A polyglot transpile workbench with provable contracts at every layer.

xpile is a CLI + library that takes a source file in one language and emits an equivalent program in another, with the equivalence itself pinned down as a machine-checked contract.

Seven frontends — Python, C, C++, Rust, Ruchy, Lean 4, Shell — share a single canonical meta-HIR and dispatch through seven backends — Rust, Ruchy, PTX, WGSL, SPIR-V, Lean 4, Shell. A proof lane parallel to the code lane round-trips between LaTeX, Lean 4 theorems, and mdBook through the same YAML contract substrate.

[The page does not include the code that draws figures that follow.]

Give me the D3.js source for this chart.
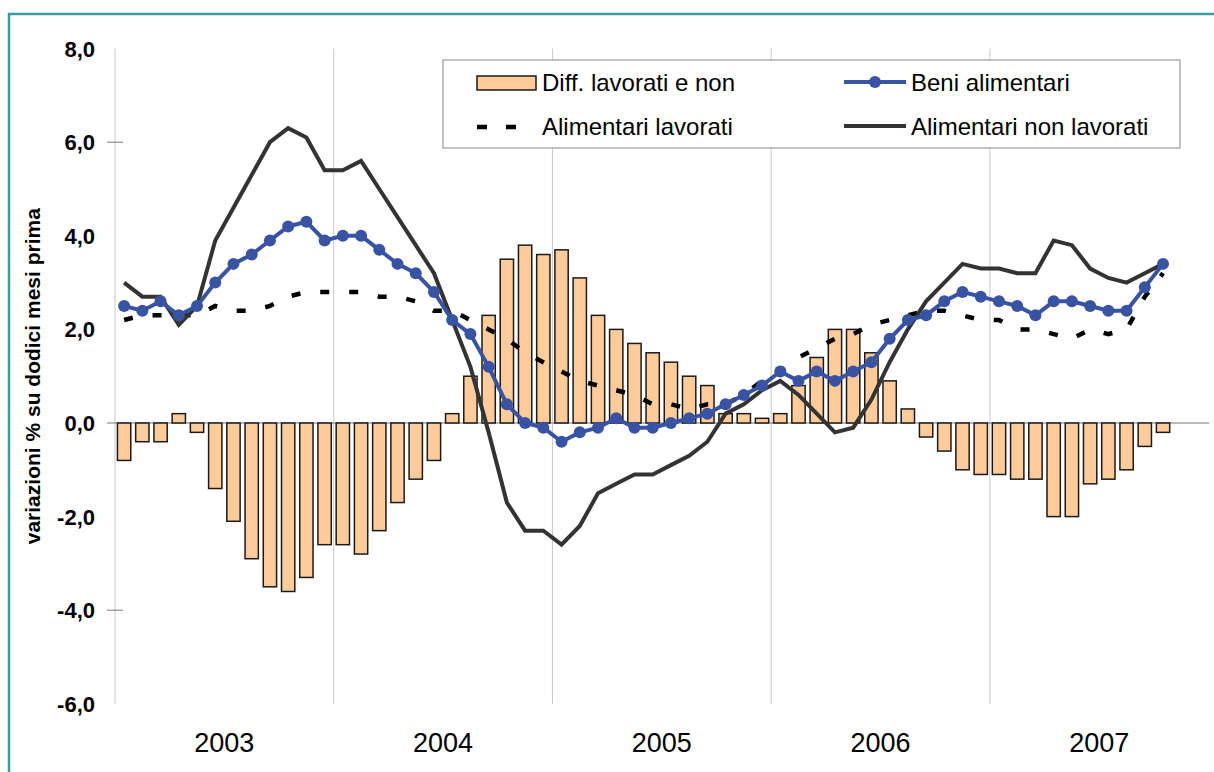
<!DOCTYPE html>
<html>
<head>
    <meta charset="utf-8">
    <title>Beni alimentari - variazioni</title>
    <script src="https://d3js.org/d3.v7.min.js"></script>
    <style>
        body { margin: 0; background: #fff; }
        svg { display: block; font-family: "Liberation Sans", Arial, sans-serif; }
        .grid { stroke: #c8c8c8; stroke-width: 1px; }
        .bar { fill: #ffcc99; stroke: #1a1a1a; stroke-width: 1.5px; }
        .ytick { font-size: 22px; font-weight: bold; text-anchor: end; }
        .year { font-size: 27px; text-anchor: middle; }
        .legend text { font-size: 24px; }
    </style>
</head>
<body>
<svg width="1214" height="772"></svg>
<script>
    // dati mensili gen 2003 - ott 2007
    var years = ["2003", "2004", "2005", "2006", "2007"];
    var yTicks = [-6, -4, -2, 0, 2, 4, 6, 8];

    var diffLavNon = [
        -0.8, -0.4, -0.4, 0.2, -0.2, -1.4, -2.1, -2.9, -3.5, -3.6, -3.3, -2.6,
        -2.6, -2.8, -2.3, -1.7, -1.2, -0.8, 0.2, 1.0, 2.3, 3.5, 3.8, 3.6,
        3.7, 3.1, 2.3, 2.0, 1.7, 1.5, 1.3, 1.0, 0.8, 0.2, 0.2, 0.1,
        0.2, 0.8, 1.4, 2.0, 2.0, 1.5, 0.9, 0.3, -0.3, -0.6, -1.0, -1.1,
        -1.1, -1.2, -1.2, -2.0, -2.0, -1.3, -1.2, -1.0, -0.5, -0.2
    ];
    var beniAlimentari = [
        2.5, 2.4, 2.6, 2.3, 2.5, 3.0, 3.4, 3.6, 3.9, 4.2, 4.3, 3.9,
        4.0, 4.0, 3.7, 3.4, 3.2, 2.8, 2.2, 1.9, 1.2, 0.4, 0.0, -0.1,
        -0.4, -0.2, -0.1, 0.1, -0.1, -0.1, 0.0, 0.1, 0.2, 0.4, 0.6, 0.8,
        1.1, 0.9, 1.1, 0.9, 1.1, 1.3, 1.8, 2.2, 2.3, 2.6, 2.8, 2.7,
        2.6, 2.5, 2.3, 2.6, 2.6, 2.5, 2.4, 2.4, 2.9, 3.4
    ];
    var alimLavorati = [
        2.2, 2.3, 2.3, 2.3, 2.3, 2.5, 2.4, 2.4, 2.5, 2.7, 2.8, 2.8,
        2.8, 2.8, 2.7, 2.7, 2.6, 2.4, 2.4, 2.2, 2.0, 1.8, 1.5, 1.3,
        1.1, 0.9, 0.8, 0.7, 0.6, 0.4, 0.4, 0.3, 0.4, 0.4, 0.6, 0.9,
        1.1, 1.4, 1.6, 1.8, 1.9, 2.1, 2.2, 2.3, 2.4, 2.4, 2.3, 2.2,
        2.2, 2.0, 2.0, 1.9, 1.8, 2.0, 1.9, 2.0, 2.7, 3.2
    ];
    var alimNonLavorati = [
        3.0, 2.7, 2.7, 2.1, 2.5, 3.9, 4.6, 5.3, 6.0, 6.3, 6.1, 5.4,
        5.4, 5.6, 5.0, 4.4, 3.8, 3.2, 2.2, 1.2, -0.2, -1.7, -2.3, -2.3,
        -2.6, -2.2, -1.5, -1.3, -1.1, -1.1, -0.9, -0.7, -0.4, 0.2, 0.4, 0.7,
        0.9, 0.6, 0.2, -0.2, -0.1, 0.5, 1.3, 2.0, 2.6, 3.0, 3.4, 3.3,
        3.3, 3.2, 3.2, 3.9, 3.8, 3.3, 3.1, 3.0, 3.2, 3.4
    ];

    var allMonths = [];
    years.forEach(function (y) {
        for (var m = 1; m <= 12; m++) allMonths.push(y + "-" + (m < 10 ? "0" + m : m));
    });
    var months = allMonths.slice(0, diffLavNon.length);

    var svg = d3.select("svg");

    var x = d3.scaleBand()
        .domain(allMonths)
        .range([115, 1208.6])
        .paddingInner(0.27)
        .paddingOuter(0.135);
    var y = d3.scaleLinear().domain([-6, 8]).range([703.8, 48.6]);

    function cx(m) { return x(m) + x.bandwidth() / 2; }
    function yearStart(yr) { return x(yr + "-01") - (x.step() - x.bandwidth()) / 2; }
    var fmt = function (v) { return d3.format(".1f")(v).replace(".", ",").replace("−", "-"); };

    // cornice
    svg.append("rect")
        .attr("x", 9).attr("y", 14)
        .attr("width", 1230).attr("height", 780)
        .attr("fill", "none")
        .attr("stroke", "#3e9a9b")
        .attr("stroke-width", 2.5);

    // griglia verticale per anno
    svg.selectAll(".grid")
        .data(years)
        .enter().append("line")
        .attr("class", "grid")
        .attr("x1", function (d) { return yearStart(d); })
        .attr("x2", function (d) { return yearStart(d); })
        .attr("y1", y(8))
        .attr("y2", y(-6));

    // etichette asse y
    svg.selectAll(".ytick")
        .data(yTicks)
        .enter().append("text")
        .attr("class", "ytick")
        .attr("x", 95)
        .attr("y", function (d) { return y(d); })
        .attr("dy", "0.36em")
        .text(fmt);

    svg.selectAll(".tickmark")
        .data([6, -4])
        .enter().append("line")
        .attr("x1", 107).attr("x2", 123)
        .attr("y1", function (d) { return y(d); })
        .attr("y2", function (d) { return y(d); })
        .attr("stroke", "#777").attr("stroke-width", 1);

    svg.append("line")
        .attr("x1", 107).attr("x2", 1209)
        .attr("y1", y(0)).attr("y2", y(0))
        .attr("stroke", "#777").attr("stroke-width", 1.2);

    svg.append("text")
        .attr("transform", "translate(40," + ((y(8) + y(-6)) / 2) + ") rotate(-90)")
        .attr("text-anchor", "middle")
        .style("font-size", "21px")
        .style("font-weight", "bold")
        .text("variazioni % su dodici mesi prima");

    // anni
    svg.selectAll(".year")
        .data(years)
        .enter().append("text")
        .attr("class", "year")
        .attr("x", function (d) { return yearStart(d) + x.step() * 6; })
        .attr("y", 752)
        .text(function (d) { return d; });

    // barre
    svg.selectAll(".bar")
        .data(months)
        .enter().append("rect")
        .attr("class", "bar")
        .attr("x", function (d) { return x(d); })
        .attr("width", x.bandwidth())
        .attr("y", function (d, i) { return y(Math.max(0, diffLavNon[i])); })
        .attr("height", function (d, i) { return Math.abs(y(diffLavNon[i]) - y(0)); });

    var line = d3.line()
        .x(function (d) { return cx(d.m); })
        .y(function (d) { return y(d.v); });

    function series(arr) {
        return months.map(function (m, i) { return { m: m, v: arr[i] }; });
    }

    svg.append("path")
        .datum(series(alimLavorati))
        .attr("d", line)
        .attr("fill", "none")
        .attr("stroke", "#000")
        .attr("stroke-width", 4.5)
        .attr("stroke-dasharray", "9,20");

    svg.append("path")
        .datum(series(alimNonLavorati))
        .attr("d", line)
        .attr("fill", "none")
        .attr("stroke", "#333")
        .attr("stroke-width", 4)
        .attr("stroke-linejoin", "miter");

    svg.append("path")
        .datum(series(beniAlimentari))
        .attr("d", line)
        .attr("fill", "none")
        .attr("stroke", "#3953a4")
        .attr("stroke-width", 4);

    svg.selectAll(".dot")
        .data(series(beniAlimentari))
        .enter().append("circle")
        .attr("class", "dot")
        .attr("cx", function (d) { return cx(d.m); })
        .attr("cy", function (d) { return y(d.v); })
        .attr("r", 6)
        .attr("fill", "#3953a4");

    // legenda
    var legend = svg.append("g").attr("class", "legend");
    legend.append("rect")
        .attr("x", 443).attr("y", 60)
        .attr("width", 737).attr("height", 88)
        .attr("fill", "#fff")
        .attr("stroke", "#999")
        .attr("stroke-width", 1.2);

    legend.append("rect")
        .attr("class", "bar")
        .attr("x", 477).attr("y", 76)
        .attr("width", 59).attr("height", 14);
    legend.append("text").attr("x", 542).attr("y", 91).text("Diff. lavorati e non");

    legend.append("line")
        .attr("x1", 477).attr("x2", 518)
        .attr("y1", 127).attr("y2", 127)
        .attr("stroke", "#000").attr("stroke-width", 4.5)
        .attr("stroke-dasharray", "10,19");
    legend.append("text").attr("x", 542).attr("y", 135).text("Alimentari lavorati");

    legend.append("line")
        .attr("x1", 844).attr("x2", 906)
        .attr("y1", 82).attr("y2", 82)
        .attr("stroke", "#3953a4").attr("stroke-width", 4);
    legend.append("circle")
        .attr("cx", 875).attr("cy", 82).attr("r", 6)
        .attr("fill", "#3953a4");
    legend.append("text").attr("x", 911).attr("y", 91).text("Beni alimentari");

    legend.append("line")
        .attr("x1", 844).attr("x2", 906)
        .attr("y1", 126).attr("y2", 126)
        .attr("stroke", "#333").attr("stroke-width", 4);
    legend.append("text").attr("x", 911).attr("y", 135).text("Alimentari non lavorati");
</script>
</body>
</html>
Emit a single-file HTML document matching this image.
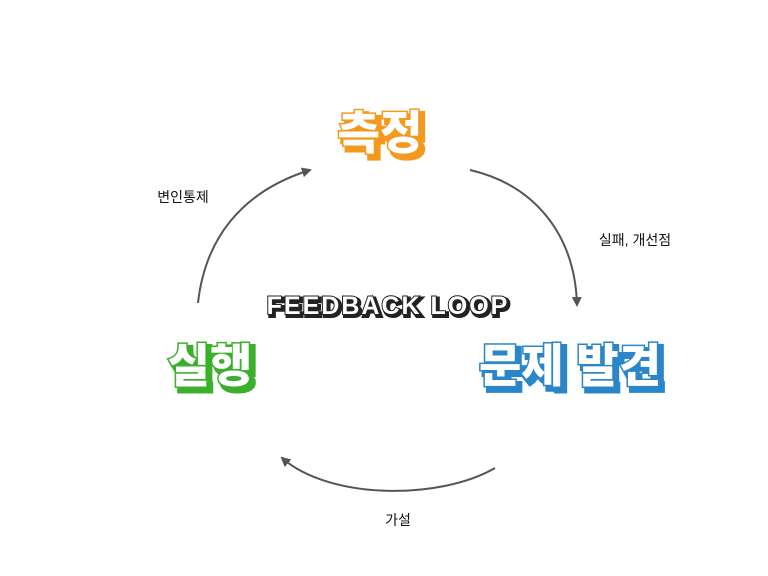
<!DOCTYPE html>
<html><head><meta charset="utf-8"><style>
html,body{margin:0;padding:0;background:#fff;width:768px;height:576px;overflow:hidden}
svg{display:block}
.t{font-family:"Liberation Sans","Noto Sans CJK KR",sans-serif;font-weight:900}
.l{font-family:"Liberation Sans","Noto Sans CJK KR",sans-serif;font-size:14px;fill:#111}
</style></head><body>
<svg width="768" height="576" viewBox="0 0 768 576" xmlns="http://www.w3.org/2000/svg">
<defs>
<marker id="a" markerWidth="10" markerHeight="10" refX="8" refY="5" orient="auto" markerUnits="userSpaceOnUse">
<path d="M0,0 L10,5 L0,10 Z" fill="#555"/></marker>
</defs>
<g fill="none" stroke="#555" stroke-width="2">
<path d="M198,303 C205,240 240,192 310,170" marker-end="url(#a)"/>
<path d="M470,170 C535,185 575,235 577,305" marker-end="url(#a)"/>
<path d="M495,468 C440,500 330,500 282,458" marker-end="url(#a)"/>
</g>
<!-- 측정 -->
<g class="t" font-size="46" text-anchor="middle">
<text x="384" y="153" fill="#f39a1e" stroke="#f39a1e" stroke-width="6">측정</text>
<text x="380" y="149" fill="#fff" stroke="#f39a1e" stroke-width="3" paint-order="stroke">측정</text>
</g>
<!-- 문제 발견 -->
<g class="t" font-size="46" text-anchor="middle">
<text x="574" y="386" fill="#2a86c8" stroke="#2a86c8" stroke-width="6">문제 발견</text>
<text x="570" y="382" fill="#fff" stroke="#2a86c8" stroke-width="3" paint-order="stroke">문제 발견</text>
</g>
<!-- 실행 -->
<g class="t" font-size="46" text-anchor="middle">
<text x="214" y="386" fill="#3bb02a" stroke="#3bb02a" stroke-width="6">실행</text>
<text x="210" y="382" fill="#fff" stroke="#3bb02a" stroke-width="3" paint-order="stroke">실행</text>
</g>
<!-- FEEDBACK LOOP -->
<g class="t" font-size="25" text-anchor="middle" letter-spacing="2">
<text x="390" y="316" fill="#222" stroke="#222" stroke-width="4">FEEDBACK LOOP</text>
<text x="388" y="314" fill="#fff" stroke="#222" stroke-width="2" paint-order="stroke">FEEDBACK LOOP</text>
</g>
<text class="l" x="183" y="202" text-anchor="middle">변인통제</text>
<text class="l" x="635" y="245" text-anchor="middle">실패, 개선점</text>
<text class="l" x="398" y="525" text-anchor="middle">가설</text>
</svg>
</body></html>
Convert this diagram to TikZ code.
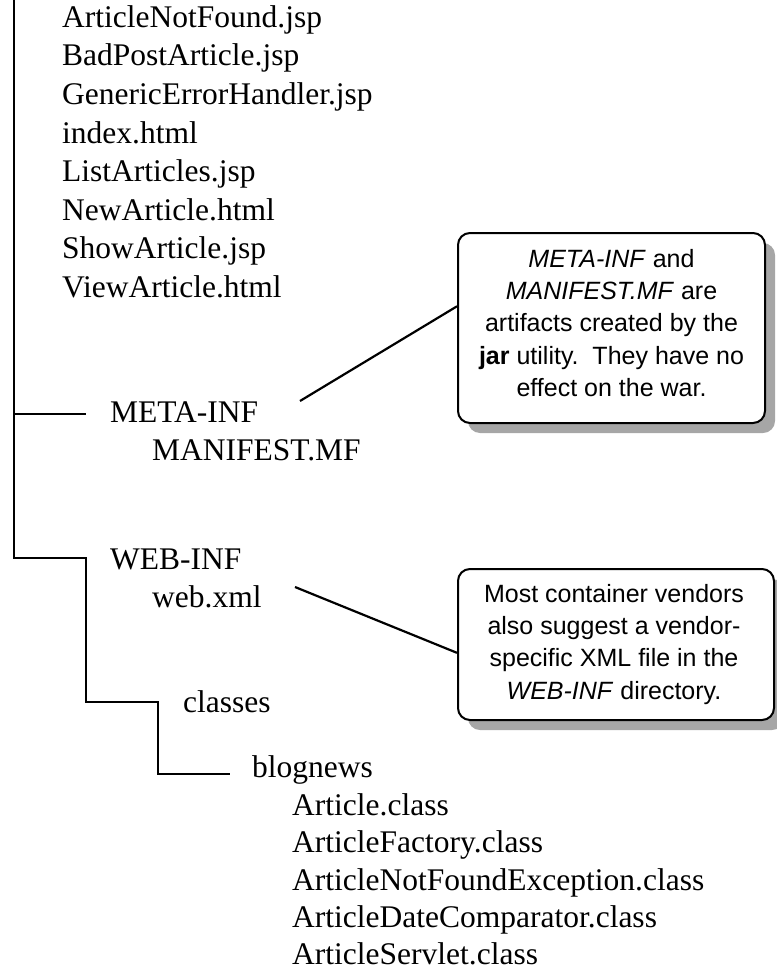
\documentclass[tikz,border=0pt]{standalone}
\usepackage{fontspec}
\setmainfont{Liberation Serif}
\newfontfamily\notefont{Liberation Sans}
\usetikzlibrary{shadows}
\begin{document}
\begin{tikzpicture}[x=1pt,y=-1pt,
  treeline/.style={line width=2.2pt},
  callout/.style={line width=2.2pt},
  entry/.style={anchor=base west, inner sep=0pt, font=\fontsize{31.5}{38}\selectfont},
  notebox/.style={draw, line width=2pt, rounded corners=12pt, fill=white,
    drop shadow={shadow xshift=10pt, shadow yshift=-10pt, fill=black!35, opacity=1}},
  notetext/.style={font=\notefont\fontsize{25}{32.3}\selectfont, align=center, inner sep=0pt, anchor=north}]
\useasboundingbox (0,0) rectangle (776,974);

% tree skeleton
\coordinate (top) at (14,0);
\coordinate (jMeta) at (14,414);
\coordinate (eMeta) at (86,414);
\coordinate (jWeb) at (14,558);
\coordinate (eWeb) at (86,558);
\coordinate (jCls) at (86,702);
\coordinate (eCls) at (158,702);
\coordinate (jBlog) at (158,774);
\coordinate (eBlog) at (230,774);

\draw[treeline] (top) -- (jWeb) -- (eWeb) -- (jCls) -- (eCls) -- (jBlog) -- (eBlog);
\draw[treeline] (jMeta) -- (eMeta);

% top-level files
\node[entry] (f1) at (62,27.3) {ArticleNotFound.jsp};
\node[entry] (f2) at (62,65.9) {BadPostArticle.jsp};
\node[entry] (f3) at (62,104.5) {GenericErrorHandler.jsp};
\node[entry] (f4) at (62,143.1) {index.html};
\node[entry] (f5) at (62,181.7) {ListArticles.jsp};
\node[entry] (f6) at (62,220.3) {NewArticle.html};
\node[entry] (f7) at (62,258.9) {ShowArticle.jsp};
\node[entry] (f8) at (62,297.5) {ViewArticle.html};

\node[entry] (meta) at (110,422) {META-INF};
\node[entry] (manifest) at (152,460) {MANIFEST.MF};

\node[entry] (web) at (110,569) {WEB-INF};
\node[entry] (webxml) at (152,607) {web.xml};

\node[entry] (classes) at (183,712) {classes};
\node[entry] (blognews) at (252,777) {blognews};

\node[entry] (c1) at (292,815.5) {Article.class};
\node[entry] (c2) at (292,852.8) {ArticleFactory.class};
\node[entry] (c3) at (292,890.1) {ArticleNotFoundException.class};
\node[entry] (c4) at (292,927.4) {ArticleDateComparator.class};
\node[entry] (c5) at (292,964.7) {ArticleServlet.class};

% callout boxes
\node[notebox, minimum width=307pt, minimum height=190pt] (box1) at (611.5,328) {};
\node[notetext] (box1txt) at (611.5,249) {\textit{META-INF} and\\\textit{MANIFEST.MF} are\\artifacts created by the\\\textbf{jar} utility.\ \ They have no\\effect on the war.};

\node[notebox, minimum width=316pt, minimum height=151pt] (box2) at (616,644.5) {};
\node[notetext] (box2txt) at (614,584) {Most container vendors\\also suggest a vendor-\\specific XML file in the\\\textit{WEB-INF} directory.};

% callout connectors
\coordinate (m1) at (300,401);
\coordinate (m2) at (295,587);
\draw[callout] (m1) -- (box1.172);
\draw[callout] (m2) -- (box2.183);
\end{tikzpicture}
\end{document}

The repository ships with 12 contracts at full quorum (pv lint PASS, 0 errors), 638 stratum-vote artifacts (Lean theorems + Kani BMC harnesses), and eleven UNIVERSAL Diamond milestones — every contract has paired algebraic theorems at depths 3 through 13.

Why xpile exists

Most transpilers live in a single repo per source-target pair: depyler for Python→Rust, decy for C→Rust, and so on. That topology hits a wall the moment you need hybrid transpilation — a single artifact that crosses a language boundary:

  • CPython program calling a C extension
  • Python kernel launching CUDA code via PTX
  • Python orchestrator shelling out to a POSIX script
  • Rust crate invoking a Lean-derived correctness proof

xpile’s premise: a shared meta-HIR + a shared contract substrate makes those hybrid flows tractable. The same C-PY-INT-ARITH contract that governs the Python-int → Rust-i64 overflow lane also governs the Python-int → Lean-Int proof-lane shadow.

What you can do at v0.1.0

  • xpile transpile factorial.py → emit Rust with overflow checks
  • xpile transpile factorial.py --target ruchy → emit Ruchy
  • xpile transpile factorial.py --target lean → emit a Lean 4 def
  • xpile transpile script.sh --target shell → POSIX-shell round-trip
  • xpile info, xpile diamond, xpile quorum — inspect the substrate

How this book is organised

  • Getting started walks you through install + a first transpile.
  • Concepts explains the two lanes, the contract taxonomy, and the Diamond-tier substrate.
  • Tutorials are end-to-end recipes for common flows.
  • Reference is exhaustive CLI / frontend / backend documentation.
  • Contributing covers adding a frontend or backend.

Every concept page links back to the governing contract YAML so you can trace a sentence in prose to the equation in contracts/ to the Lean theorem in contracts/lean/ to the Kani harness in contracts/kani/.